Las fuerzas del mal

Ofensa

Enrique Olcina

Enrique Olcina

Les escribo esto mientras intento abrir un poema que tengo en un verso atascado, que el poema no es la mayor de mis preocupaciones, pero sí la más agradable. Ando con el corazón en suspenso porque me he metido en un zarzal del que no quiero salir, o al menos no quiero salir como siempre, pero me veo tatuándome un nombre y preguntando a extraños, porque no me va a quedar otra.

Dicho lo cual, el otro día descubrí que los alumnos a los que enseño rugby habían preguntado a otro adulto si yo era maricón. Así, de corrido y sin ofensa ninguna. Lo que hice fue explicarles que esa palabra no era de recibo. Les animé a que si tenían alguna duda sobre lo mío que me lo preguntaran a mí y que cuando fueran a inquirir sobre una persona que se dirigieran directamente a ella intentando ser lo más respetuosos posible y si la curiosidad era legítima. Y que siendo menores de trece años, si entraban en un espacio como Instagram, que fue donde me vieron, al que tenían prohibida la entrada por edad, se iban a encontrar con contenido que no era adecuado para ellos.

«Eres maricón», podrán argumentar algunos «porque los niños y los borrachos sólo dicen la verdad». Estoy con Sergio del Molino en que creer eso es síntoma de una sociedad bronca, que confunde grosería con inteligencia y honestidad. Mientras que es cierto que el insulto en el debate, usado con inteligencia, puede ser efectivo, hay quien se cree inteligente saltándose a la pata la llana cualquiera de las nuevas convenciones, esas que llaman corrección política, para ofender. «Yo es que soy así y digo las cosas como son», es la excusa más ciega de quien, en el camino del insulto, no ve que las cosas no son así precisamente.

Le ha pasado, en cierta manera, a Ángela Rodríguez Pam, secretaria de Estado, con el vídeo que puso y luego quitó de redes sociales sobre la madre de Abascal y el aborto.

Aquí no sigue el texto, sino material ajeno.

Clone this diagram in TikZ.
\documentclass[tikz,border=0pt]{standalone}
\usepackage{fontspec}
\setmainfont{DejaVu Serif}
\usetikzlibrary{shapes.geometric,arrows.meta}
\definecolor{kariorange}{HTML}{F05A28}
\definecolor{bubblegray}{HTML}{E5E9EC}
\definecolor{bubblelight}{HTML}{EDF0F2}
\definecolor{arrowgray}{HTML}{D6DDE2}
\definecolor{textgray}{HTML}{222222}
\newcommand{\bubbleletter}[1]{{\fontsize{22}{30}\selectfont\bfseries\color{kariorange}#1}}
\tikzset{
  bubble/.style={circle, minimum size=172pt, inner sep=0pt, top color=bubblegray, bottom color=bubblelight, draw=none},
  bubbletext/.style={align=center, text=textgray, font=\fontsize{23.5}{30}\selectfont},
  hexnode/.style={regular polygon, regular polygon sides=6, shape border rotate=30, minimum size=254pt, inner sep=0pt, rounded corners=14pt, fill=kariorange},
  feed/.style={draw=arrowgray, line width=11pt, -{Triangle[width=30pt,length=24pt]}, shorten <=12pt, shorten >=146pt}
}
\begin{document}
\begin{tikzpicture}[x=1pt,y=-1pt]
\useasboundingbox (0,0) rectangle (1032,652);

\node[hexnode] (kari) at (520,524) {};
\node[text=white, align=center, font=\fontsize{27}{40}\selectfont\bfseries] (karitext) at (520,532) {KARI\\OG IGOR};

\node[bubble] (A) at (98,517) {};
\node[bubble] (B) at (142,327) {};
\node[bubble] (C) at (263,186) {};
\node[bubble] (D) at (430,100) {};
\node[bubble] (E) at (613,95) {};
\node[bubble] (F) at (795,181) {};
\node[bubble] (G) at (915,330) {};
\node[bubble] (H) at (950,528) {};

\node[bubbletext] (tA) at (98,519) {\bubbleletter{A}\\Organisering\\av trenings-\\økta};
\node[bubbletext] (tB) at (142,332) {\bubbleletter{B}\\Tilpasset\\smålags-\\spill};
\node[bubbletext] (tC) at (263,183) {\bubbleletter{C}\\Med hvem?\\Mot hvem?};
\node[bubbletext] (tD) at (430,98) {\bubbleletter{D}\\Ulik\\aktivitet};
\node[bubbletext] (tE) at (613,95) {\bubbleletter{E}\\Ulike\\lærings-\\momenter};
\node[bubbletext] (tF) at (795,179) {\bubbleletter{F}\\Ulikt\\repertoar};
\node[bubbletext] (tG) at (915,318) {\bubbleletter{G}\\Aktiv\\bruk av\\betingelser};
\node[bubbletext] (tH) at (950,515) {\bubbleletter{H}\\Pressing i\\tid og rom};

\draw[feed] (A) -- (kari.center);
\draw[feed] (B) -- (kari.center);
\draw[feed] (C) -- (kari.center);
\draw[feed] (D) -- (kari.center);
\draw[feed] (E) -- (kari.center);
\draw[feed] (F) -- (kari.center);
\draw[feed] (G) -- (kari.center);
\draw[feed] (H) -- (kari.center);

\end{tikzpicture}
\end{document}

Ella habla de teatralización en la manera de reaccionar a ese vídeo, sin disculparse tampoco por ello. Victoria Rosell la ha justificado diciendo que ese cántico es casi una tradición en las manifestaciones feministas. Bueno, también está el toro de la Vega y los casetes de chistes de Arévalo de mariquitas, y aquí estamos. A los representantes públicos se les exige decoro.

Sin embargo, lo curioso de todo esto es que quien eso exige es quien se lo ha saltado de todas las maneras posibles ofendiendo no sólo al interlocutor sino a nuestra inteligencia. Si se aplicaran a ellos mismos la regla de dimisión que con tanta vehemencia exigen, su lista en el Congreso habría corrido varios puestos. Así que un poco de teatro sí que ha habido también en ese rasgamiento de vestiduras mientras se acogen a lo sagrado de la misma corrección política que dicen que es inútil cuando la patean.

Y ya tengo el verso:

«Me acojo al sagrado del templo

que en una noche construimos

a besos.

Sigo con el poema, si no les importa.